Directive: Set down exactly the lines in the records below that run from the line with "Convert this chart to Bokeh code." to the line with "LABEL_SHIFT = 0.42", inclusive, and nothing more.

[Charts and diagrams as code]

****************

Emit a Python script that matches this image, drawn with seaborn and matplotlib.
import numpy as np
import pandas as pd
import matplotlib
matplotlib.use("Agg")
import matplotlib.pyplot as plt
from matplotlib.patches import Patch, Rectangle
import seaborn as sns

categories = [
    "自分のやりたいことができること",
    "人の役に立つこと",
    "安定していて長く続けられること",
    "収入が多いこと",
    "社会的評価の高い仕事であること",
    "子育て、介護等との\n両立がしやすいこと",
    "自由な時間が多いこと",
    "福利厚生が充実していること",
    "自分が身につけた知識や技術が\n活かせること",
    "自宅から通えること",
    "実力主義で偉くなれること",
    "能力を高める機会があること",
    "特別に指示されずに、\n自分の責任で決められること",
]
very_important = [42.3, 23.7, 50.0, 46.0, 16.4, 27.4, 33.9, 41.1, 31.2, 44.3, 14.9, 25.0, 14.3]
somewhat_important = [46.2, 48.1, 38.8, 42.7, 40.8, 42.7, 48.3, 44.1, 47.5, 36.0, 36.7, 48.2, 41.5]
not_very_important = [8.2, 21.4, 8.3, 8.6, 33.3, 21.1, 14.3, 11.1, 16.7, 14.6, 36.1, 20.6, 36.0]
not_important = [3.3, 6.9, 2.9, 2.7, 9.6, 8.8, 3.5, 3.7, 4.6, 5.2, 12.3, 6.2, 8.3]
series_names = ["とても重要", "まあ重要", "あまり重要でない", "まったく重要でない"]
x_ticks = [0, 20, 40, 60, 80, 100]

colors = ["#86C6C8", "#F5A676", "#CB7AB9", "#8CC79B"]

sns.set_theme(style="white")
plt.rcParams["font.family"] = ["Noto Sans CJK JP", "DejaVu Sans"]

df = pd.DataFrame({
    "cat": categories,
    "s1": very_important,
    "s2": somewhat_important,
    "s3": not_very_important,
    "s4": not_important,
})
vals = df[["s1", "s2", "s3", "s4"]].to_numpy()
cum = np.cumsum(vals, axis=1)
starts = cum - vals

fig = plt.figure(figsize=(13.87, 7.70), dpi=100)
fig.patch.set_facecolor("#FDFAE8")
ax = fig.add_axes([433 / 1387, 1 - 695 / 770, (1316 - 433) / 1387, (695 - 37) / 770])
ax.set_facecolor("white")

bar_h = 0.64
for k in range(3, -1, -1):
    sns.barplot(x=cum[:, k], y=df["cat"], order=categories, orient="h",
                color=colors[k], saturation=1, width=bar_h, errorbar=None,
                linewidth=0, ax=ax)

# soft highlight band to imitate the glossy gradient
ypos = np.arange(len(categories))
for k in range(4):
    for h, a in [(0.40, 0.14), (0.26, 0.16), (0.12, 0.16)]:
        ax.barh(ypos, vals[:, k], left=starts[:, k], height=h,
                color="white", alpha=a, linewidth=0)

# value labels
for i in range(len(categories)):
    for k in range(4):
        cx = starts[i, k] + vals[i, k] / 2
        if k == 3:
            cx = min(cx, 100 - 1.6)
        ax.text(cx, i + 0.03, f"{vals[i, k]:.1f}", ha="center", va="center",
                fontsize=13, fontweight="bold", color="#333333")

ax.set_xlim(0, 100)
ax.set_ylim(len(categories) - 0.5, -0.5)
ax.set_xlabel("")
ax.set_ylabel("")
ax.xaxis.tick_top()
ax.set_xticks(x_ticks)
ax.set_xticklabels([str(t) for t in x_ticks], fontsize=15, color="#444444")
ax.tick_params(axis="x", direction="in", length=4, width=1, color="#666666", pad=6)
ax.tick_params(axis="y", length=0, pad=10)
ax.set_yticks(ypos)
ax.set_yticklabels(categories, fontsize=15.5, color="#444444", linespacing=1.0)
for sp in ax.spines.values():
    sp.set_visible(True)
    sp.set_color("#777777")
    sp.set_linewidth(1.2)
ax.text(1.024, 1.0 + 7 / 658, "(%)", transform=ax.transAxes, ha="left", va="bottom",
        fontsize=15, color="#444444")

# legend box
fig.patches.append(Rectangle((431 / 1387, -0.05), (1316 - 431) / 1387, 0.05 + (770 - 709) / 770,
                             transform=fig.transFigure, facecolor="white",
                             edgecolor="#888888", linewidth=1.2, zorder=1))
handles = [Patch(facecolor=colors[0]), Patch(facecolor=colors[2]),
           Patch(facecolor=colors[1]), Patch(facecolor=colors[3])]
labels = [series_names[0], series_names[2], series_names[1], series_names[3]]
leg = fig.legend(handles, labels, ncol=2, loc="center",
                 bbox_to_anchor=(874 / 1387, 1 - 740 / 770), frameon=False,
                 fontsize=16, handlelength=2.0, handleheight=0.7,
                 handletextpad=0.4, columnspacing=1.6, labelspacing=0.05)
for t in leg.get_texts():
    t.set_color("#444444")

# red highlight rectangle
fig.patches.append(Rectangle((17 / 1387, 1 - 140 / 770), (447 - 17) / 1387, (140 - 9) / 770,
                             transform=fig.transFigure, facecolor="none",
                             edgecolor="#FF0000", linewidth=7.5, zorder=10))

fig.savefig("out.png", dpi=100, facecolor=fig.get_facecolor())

****************

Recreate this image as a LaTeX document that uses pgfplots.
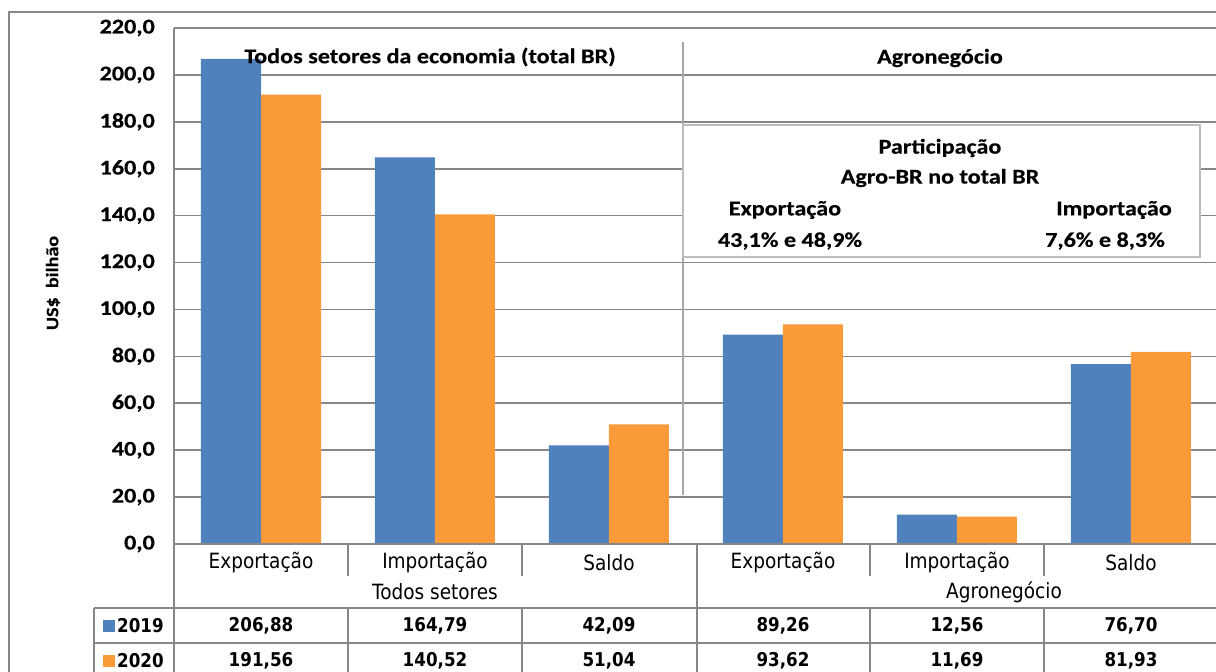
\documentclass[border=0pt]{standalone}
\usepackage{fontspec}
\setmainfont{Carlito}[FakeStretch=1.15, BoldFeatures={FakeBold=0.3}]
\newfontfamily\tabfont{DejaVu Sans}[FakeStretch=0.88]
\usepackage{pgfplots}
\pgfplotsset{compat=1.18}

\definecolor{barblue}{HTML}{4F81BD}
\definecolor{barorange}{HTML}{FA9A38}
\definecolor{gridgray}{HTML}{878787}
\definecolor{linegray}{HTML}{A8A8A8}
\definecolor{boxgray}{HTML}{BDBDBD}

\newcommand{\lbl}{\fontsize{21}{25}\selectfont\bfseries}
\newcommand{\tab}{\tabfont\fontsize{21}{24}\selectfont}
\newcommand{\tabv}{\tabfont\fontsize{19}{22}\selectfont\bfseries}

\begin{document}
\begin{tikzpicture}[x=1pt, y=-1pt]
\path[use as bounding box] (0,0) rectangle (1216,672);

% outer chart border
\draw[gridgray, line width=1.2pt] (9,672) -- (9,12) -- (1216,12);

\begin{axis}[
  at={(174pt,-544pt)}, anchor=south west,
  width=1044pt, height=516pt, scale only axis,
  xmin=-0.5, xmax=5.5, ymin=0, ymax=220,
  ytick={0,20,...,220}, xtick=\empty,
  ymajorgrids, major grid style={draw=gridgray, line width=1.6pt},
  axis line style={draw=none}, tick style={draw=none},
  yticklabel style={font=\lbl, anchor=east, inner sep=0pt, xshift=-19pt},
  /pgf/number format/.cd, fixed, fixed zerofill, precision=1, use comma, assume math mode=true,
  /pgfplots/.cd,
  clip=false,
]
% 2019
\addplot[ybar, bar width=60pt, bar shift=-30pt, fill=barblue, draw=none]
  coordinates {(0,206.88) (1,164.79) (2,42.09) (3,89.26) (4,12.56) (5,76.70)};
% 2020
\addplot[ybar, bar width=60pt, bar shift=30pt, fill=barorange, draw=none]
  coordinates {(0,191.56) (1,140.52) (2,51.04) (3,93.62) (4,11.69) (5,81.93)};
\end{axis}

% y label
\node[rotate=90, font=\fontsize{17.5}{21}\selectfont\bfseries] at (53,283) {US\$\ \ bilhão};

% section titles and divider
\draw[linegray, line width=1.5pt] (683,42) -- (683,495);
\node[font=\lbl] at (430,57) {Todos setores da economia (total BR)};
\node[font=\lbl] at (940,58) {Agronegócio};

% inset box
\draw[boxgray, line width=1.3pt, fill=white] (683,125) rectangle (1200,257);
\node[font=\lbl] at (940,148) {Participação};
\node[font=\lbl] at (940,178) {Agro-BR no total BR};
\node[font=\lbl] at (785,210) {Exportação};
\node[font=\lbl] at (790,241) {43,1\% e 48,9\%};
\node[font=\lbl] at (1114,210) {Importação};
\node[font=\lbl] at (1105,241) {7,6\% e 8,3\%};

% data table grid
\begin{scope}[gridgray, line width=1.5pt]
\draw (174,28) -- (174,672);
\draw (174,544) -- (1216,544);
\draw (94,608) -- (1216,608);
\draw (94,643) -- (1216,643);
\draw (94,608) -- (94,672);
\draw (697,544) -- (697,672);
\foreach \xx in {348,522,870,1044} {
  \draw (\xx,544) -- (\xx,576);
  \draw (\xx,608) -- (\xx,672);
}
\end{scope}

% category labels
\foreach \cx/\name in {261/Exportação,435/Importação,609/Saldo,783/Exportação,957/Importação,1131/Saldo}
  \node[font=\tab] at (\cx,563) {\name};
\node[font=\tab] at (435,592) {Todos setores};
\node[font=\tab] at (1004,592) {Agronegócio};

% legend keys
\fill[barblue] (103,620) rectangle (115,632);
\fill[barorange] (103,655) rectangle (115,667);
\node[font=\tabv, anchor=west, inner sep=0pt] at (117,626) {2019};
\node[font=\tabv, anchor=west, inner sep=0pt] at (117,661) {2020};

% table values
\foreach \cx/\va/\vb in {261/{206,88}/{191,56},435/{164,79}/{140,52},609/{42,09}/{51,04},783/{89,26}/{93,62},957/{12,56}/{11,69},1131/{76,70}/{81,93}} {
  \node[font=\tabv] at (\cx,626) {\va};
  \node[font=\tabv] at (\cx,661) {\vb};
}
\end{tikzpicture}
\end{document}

****************

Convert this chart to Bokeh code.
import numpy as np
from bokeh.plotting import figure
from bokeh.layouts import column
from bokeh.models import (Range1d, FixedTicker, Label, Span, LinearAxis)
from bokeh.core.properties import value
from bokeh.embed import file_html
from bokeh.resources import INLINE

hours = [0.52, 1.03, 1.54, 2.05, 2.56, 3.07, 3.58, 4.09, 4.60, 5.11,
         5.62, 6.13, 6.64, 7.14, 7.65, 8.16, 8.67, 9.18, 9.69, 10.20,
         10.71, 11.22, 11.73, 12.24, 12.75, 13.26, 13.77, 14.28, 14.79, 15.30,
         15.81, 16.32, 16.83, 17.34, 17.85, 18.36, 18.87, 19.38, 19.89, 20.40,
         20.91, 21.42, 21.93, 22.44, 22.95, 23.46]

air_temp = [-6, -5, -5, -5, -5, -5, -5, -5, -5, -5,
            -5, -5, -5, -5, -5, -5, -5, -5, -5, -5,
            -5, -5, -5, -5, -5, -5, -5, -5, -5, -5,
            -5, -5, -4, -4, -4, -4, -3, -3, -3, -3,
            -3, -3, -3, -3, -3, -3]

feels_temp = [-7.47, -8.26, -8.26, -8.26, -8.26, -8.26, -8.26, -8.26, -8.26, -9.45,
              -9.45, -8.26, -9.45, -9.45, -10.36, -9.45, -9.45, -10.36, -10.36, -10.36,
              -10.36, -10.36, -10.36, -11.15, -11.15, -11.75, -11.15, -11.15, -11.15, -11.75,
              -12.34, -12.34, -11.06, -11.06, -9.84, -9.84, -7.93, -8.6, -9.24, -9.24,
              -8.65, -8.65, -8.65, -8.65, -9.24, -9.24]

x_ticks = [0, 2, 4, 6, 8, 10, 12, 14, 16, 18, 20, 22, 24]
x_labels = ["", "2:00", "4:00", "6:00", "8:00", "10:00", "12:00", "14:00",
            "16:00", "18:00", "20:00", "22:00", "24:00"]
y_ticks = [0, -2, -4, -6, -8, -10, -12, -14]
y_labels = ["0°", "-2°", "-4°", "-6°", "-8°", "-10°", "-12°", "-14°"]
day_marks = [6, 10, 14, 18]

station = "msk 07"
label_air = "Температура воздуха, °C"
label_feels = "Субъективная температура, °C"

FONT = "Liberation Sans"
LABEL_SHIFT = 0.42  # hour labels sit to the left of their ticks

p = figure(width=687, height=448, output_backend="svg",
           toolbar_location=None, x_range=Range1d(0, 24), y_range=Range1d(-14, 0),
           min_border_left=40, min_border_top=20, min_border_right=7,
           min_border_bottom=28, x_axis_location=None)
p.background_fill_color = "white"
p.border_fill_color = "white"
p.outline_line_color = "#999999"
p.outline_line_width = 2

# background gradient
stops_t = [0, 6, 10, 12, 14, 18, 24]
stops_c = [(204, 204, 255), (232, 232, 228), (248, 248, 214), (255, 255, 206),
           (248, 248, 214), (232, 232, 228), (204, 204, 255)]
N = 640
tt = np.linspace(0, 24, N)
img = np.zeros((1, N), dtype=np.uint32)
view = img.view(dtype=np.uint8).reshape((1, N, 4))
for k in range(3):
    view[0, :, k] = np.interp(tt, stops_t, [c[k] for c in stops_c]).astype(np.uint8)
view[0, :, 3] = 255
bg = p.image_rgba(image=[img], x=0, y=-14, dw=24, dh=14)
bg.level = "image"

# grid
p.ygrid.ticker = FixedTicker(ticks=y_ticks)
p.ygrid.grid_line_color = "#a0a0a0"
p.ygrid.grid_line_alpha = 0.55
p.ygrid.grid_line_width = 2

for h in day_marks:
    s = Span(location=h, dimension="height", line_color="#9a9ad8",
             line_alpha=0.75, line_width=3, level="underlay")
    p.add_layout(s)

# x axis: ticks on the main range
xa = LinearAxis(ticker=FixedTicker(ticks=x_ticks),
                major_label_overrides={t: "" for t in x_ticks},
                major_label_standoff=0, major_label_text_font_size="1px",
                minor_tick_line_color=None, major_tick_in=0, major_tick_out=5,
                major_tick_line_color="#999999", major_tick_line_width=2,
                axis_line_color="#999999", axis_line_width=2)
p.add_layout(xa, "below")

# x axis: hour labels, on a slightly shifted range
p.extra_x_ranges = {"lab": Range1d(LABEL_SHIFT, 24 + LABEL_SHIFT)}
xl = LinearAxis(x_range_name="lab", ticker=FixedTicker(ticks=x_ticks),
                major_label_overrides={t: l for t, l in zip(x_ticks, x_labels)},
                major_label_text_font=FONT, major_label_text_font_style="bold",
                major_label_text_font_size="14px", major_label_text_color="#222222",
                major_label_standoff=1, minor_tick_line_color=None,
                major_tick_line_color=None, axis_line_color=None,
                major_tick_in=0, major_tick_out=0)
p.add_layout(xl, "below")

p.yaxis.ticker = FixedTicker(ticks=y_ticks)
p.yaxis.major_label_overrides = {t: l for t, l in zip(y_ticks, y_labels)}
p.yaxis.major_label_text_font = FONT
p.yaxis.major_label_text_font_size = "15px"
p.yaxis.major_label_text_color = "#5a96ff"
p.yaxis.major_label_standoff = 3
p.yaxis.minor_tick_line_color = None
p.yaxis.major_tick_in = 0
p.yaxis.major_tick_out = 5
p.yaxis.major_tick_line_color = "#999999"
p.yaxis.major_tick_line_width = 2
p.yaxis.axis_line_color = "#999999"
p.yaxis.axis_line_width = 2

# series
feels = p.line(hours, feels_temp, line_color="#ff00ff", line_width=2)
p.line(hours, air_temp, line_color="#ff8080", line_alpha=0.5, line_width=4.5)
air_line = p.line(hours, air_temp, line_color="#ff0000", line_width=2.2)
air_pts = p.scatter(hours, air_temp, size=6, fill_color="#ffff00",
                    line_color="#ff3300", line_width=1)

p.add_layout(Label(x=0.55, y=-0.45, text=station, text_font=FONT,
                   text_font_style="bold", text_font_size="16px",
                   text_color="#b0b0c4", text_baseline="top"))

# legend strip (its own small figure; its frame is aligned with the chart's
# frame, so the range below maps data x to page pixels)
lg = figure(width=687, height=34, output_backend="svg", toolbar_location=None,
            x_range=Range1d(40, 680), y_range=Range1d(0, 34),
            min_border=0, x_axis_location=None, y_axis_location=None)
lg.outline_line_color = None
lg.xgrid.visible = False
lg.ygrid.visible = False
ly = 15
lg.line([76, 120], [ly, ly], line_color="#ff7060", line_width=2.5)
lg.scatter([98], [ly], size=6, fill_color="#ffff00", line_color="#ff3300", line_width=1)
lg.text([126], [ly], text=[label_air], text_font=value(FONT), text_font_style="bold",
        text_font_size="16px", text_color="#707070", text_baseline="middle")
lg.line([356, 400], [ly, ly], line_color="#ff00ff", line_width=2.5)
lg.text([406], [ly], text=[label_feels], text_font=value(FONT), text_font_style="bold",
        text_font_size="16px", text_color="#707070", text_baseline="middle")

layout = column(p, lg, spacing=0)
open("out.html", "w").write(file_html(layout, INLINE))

****************

The response:
Convert this chart to Bokeh code.
import numpy as np
from bokeh.plotting import figure
from bokeh.layouts import column
from bokeh.models import (Range1d, FixedTicker, Label, Span, LinearAxis)
from bokeh.core.properties import value
from bokeh.embed import file_html
from bokeh.resources import INLINE

hours = [0.52, 1.03, 1.54, 2.05, 2.56, 3.07, 3.58, 4.09, 4.60, 5.11,
         5.62, 6.13, 6.64, 7.14, 7.65, 8.16, 8.67, 9.18, 9.69, 10.20,
         10.71, 11.22, 11.73, 12.24, 12.75, 13.26, 13.77, 14.28, 14.79, 15.30,
         15.81, 16.32, 16.83, 17.34, 17.85, 18.36, 18.87, 19.38, 19.89, 20.40,
         20.91, 21.42, 21.93, 22.44, 22.95, 23.46]

air_temp = [-6, -5, -5, -5, -5, -5, -5, -5, -5, -5,
            -5, -5, -5, -5, -5, -5, -5, -5, -5, -5,
            -5, -5, -5, -5, -5, -5, -5, -5, -5, -5,
            -5, -5, -4, -4, -4, -4, -3, -3, -3, -3,
            -3, -3, -3, -3, -3, -3]

feels_temp = [-7.47, -8.26, -8.26, -8.26, -8.26, -8.26, -8.26, -8.26, -8.26, -9.45,
              -9.45, -8.26, -9.45, -9.45, -10.36, -9.45, -9.45, -10.36, -10.36, -10.36,
              -10.36, -10.36, -10.36, -11.15, -11.15, -11.75, -11.15, -11.15, -11.15, -11.75,
              -12.34, -12.34, -11.06, -11.06, -9.84, -9.84, -7.93, -8.6, -9.24, -9.24,
              -8.65, -8.65, -8.65, -8.65, -9.24, -9.24]

x_ticks = [0, 2, 4, 6, 8, 10, 12, 14, 16, 18, 20, 22, 24]
x_labels = ["", "2:00", "4:00", "6:00", "8:00", "10:00", "12:00", "14:00",
            "16:00", "18:00", "20:00", "22:00", "24:00"]
y_ticks = [0, -2, -4, -6, -8, -10, -12, -14]
y_labels = ["0°", "-2°", "-4°", "-6°", "-8°", "-10°", "-12°", "-14°"]
day_marks = [6, 10, 14, 18]

station = "msk 07"
label_air = "Температура воздуха, °C"
label_feels = "Субъективная температура, °C"

FONT = "Liberation Sans"
LABEL_SHIFT = 0.42  # hour labels sit to the left of their ticks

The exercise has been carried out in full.